Throughout the book, Summers reveals herself to be a woman who doesn’t just get mad, but gets active. She writes unselfconsciously (as if everyone leaps into constructive action when their fundamental values are challenged) about her outrage at Prime Minister Howard’s failure to appoint a female Governor General, and his subsequent leaking to the media that he desired to do so (leaving the clear impression that there wasn’t a single woman in the country who was qualified). Grabbing a copy of Who’s Who, it took Summers less than an hour to come up with 45 names of women who were more than qualified for the post.

I must admit to being somewhat disappointed by the analysis Summers provides of the causes of – and cures for – the work/family crunch and resultant “fertility strike.” Unlike her discussion of violence and the subterranean but highly politically sophisticated way in which the Howard government has “disappeared” women from the political agenda – where she clearly knows her way well around the factual and conceptual terrain – she consistently fails to call on the intellectual apparatus needed to make sense of the varied and complex things women want, do and settle for when it comes to work and family.

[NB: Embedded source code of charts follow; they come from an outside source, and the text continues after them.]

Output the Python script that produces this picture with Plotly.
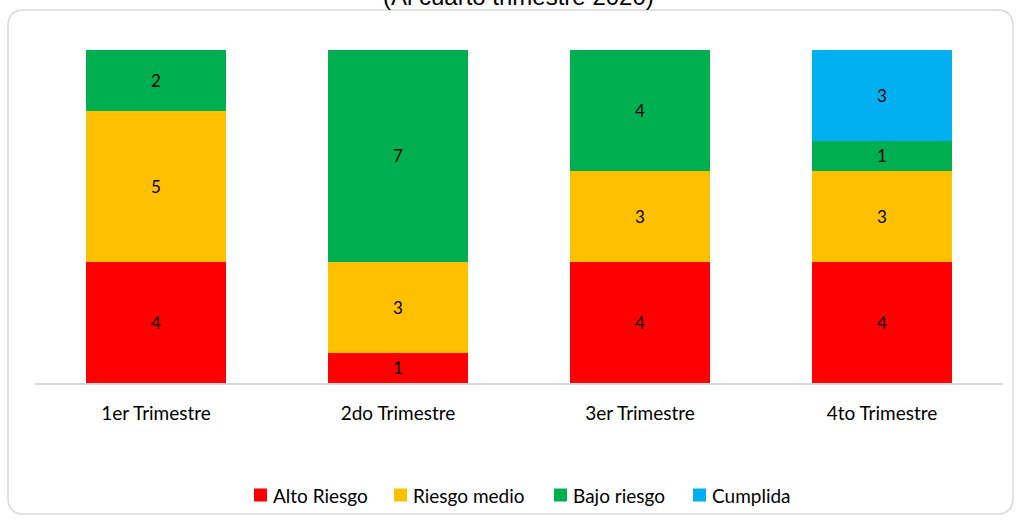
import plotly.graph_objects as go

categories = ["1er Trimestre", "2do Trimestre", "3er Trimestre", "4to Trimestre"]
alto_riesgo = [4, 1, 4, 4]
riesgo_medio = [5, 3, 3, 3]
bajo_riesgo = [2, 7, 4, 1]
cumplida = [0, 0, 0, 3]
series_names = ["Alto Riesgo", "Riesgo medio", "Bajo riesgo", "Cumplida"]
series_values = [alto_riesgo, riesgo_medio, bajo_riesgo, cumplida]
series_colors = ["#FF0000", "#FFC000", "#00B050", "#00B0F0"]

W, H = 1016, 524
L, R, T, B = 35, 13, 50, 141
pw, ph = W - L - R, H - T - B

def px(x):
    return (x - L) / pw

def py(y):
    return (H - B - y) / ph

FONT = "Lato"

fig = go.Figure()
for name, vals, color in zip(series_names, series_values, series_colors):
    fig.add_trace(go.Bar(
        x=categories, y=vals, name=name,
        marker=dict(color=color, line=dict(width=0)),
        text=[str(v) if v else "" for v in vals],
        textposition="inside", insidetextanchor="middle",
        textangle=0,
        textfont=dict(color="#000000", size=17, family=FONT),
        hoverinfo="skip", showlegend=False,
    ))

# rounded border path in paper coordinates
x0, x1, y0, y1, r = 8, 1013, 10, 514, 16
rx, ry = r / pw, r / ph
X0, X1, Y0, Y1 = px(x0), px(x1), py(y1), py(y0)
path = (f"M {X0+rx},{Y1} L {X1-rx},{Y1} Q {X1},{Y1} {X1},{Y1-ry} "
        f"L {X1},{Y0+ry} Q {X1},{Y0} {X1-rx},{Y0} "
        f"L {X0+rx},{Y0} Q {X0},{Y0} {X0},{Y0+ry} "
        f"L {X0},{Y1-ry} Q {X0},{Y1} {X0+rx},{Y1} Z")

shapes = [dict(type="path", path=path, xref="paper", yref="paper",
               line=dict(color="#D9D9D9", width=1.5), fillcolor="rgba(0,0,0,0)", layer="below")]
annotations = [dict(text="(Al cuarto trimestre 2020)", xref="paper", yref="paper",
                    x=px(518), y=py(-4), xanchor="center", yanchor="middle",
                    showarrow=False, font=dict(family="Liberation Sans", size=24, color="#000000"))]

# manual legend (layout positions in pixels)
legend_sq_x = [254, 394, 554, 693]
legend_txt_x = [271, 411, 571, 710]
legend_y, sq = 495, 13
for name, color, sx, tx in zip(series_names, series_colors, legend_sq_x, legend_txt_x):
    shapes.append(dict(type="rect", xref="paper", yref="paper",
                       x0=px(sx), x1=px(sx + sq), y0=py(legend_y + sq / 2), y1=py(legend_y - sq / 2),
                       fillcolor=color, line=dict(width=0)))
    annotations.append(dict(text=name, xref="paper", yref="paper", x=px(tx), y=py(legend_y),
                            xanchor="left", yanchor="middle", showarrow=False,
                            font=dict(family=FONT, size=19, color="#000000")))

fig.update_layout(
    width=W, height=H,
    margin=dict(l=L, r=R, t=T, b=B),
    paper_bgcolor="white", plot_bgcolor="white",
    barmode="stack", bargap=0.42,
    showlegend=False,
    xaxis=dict(showline=True, linecolor="#D9D9D9", linewidth=2, ticks="",
               ticklabelstandoff=12,
               tickfont=dict(family=FONT, size=19, color="#000000"),
               fixedrange=True),
    yaxis=dict(range=[0, 11], visible=False, showgrid=False, fixedrange=True),
    shapes=shapes,
    annotations=annotations,
)

fig.write_html("out.html", config={"displayModeBar": False},
               post_script="document.body.style.margin='0';")
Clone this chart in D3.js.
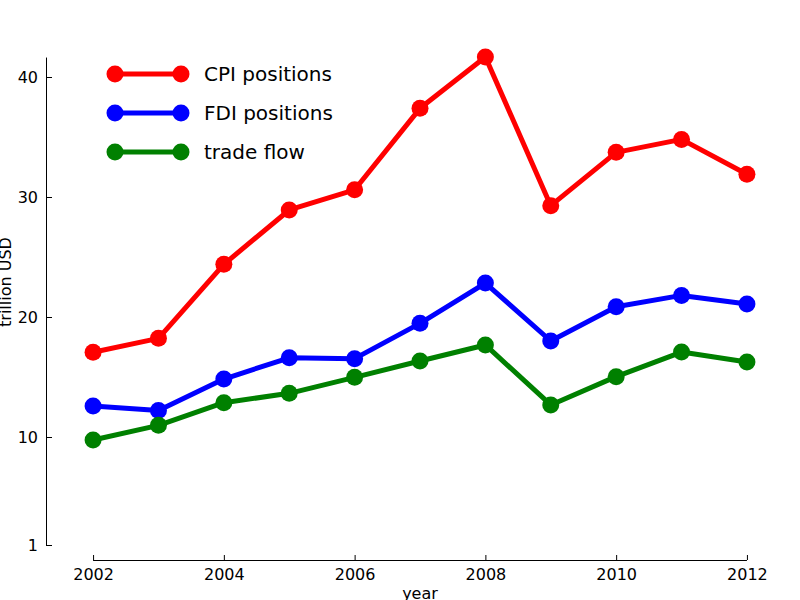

There is no doubt this areas is complicated, with seeming contradictions at every turn. What to make, for instance, of repeated surveys that show that young Australian women are as committed as young men to the paid workforce (to remaining “attached” to it and progressing up the career ladder), but others that reveal substantial numbers of women claiming to “choose” total withdrawal from the paid workforce or insecure part-time non-career related jobs when they become mothers? “Constrained choice” and the meaning of being a “non-chooser” in liberal democratic societies like Australia are just some of the concepts found in thoughtful feminist analysis of women’s work/life decisions that would have assisted Summers to both explain such trends, and point the way ahead.

But if you’ve got a pulse and care about justice for women, you’re sure to finish the book itching to do something – anything – to catapult women’s quest for equality back on to the national agenda. Wisely, Summers is prepared, dedicating her final chapter to a list of “ten ways to change the world” and a directory of the relevant organizations and individuals to contact to make your displeasure known. Since going to press, she has even put this information up on her new website (annesummers.com.au) where – with the aid of hyperlinks – it is even easier to get started.

“Don’t get mad,” Summers advises, “get justice.” The rest she knows, is up to us.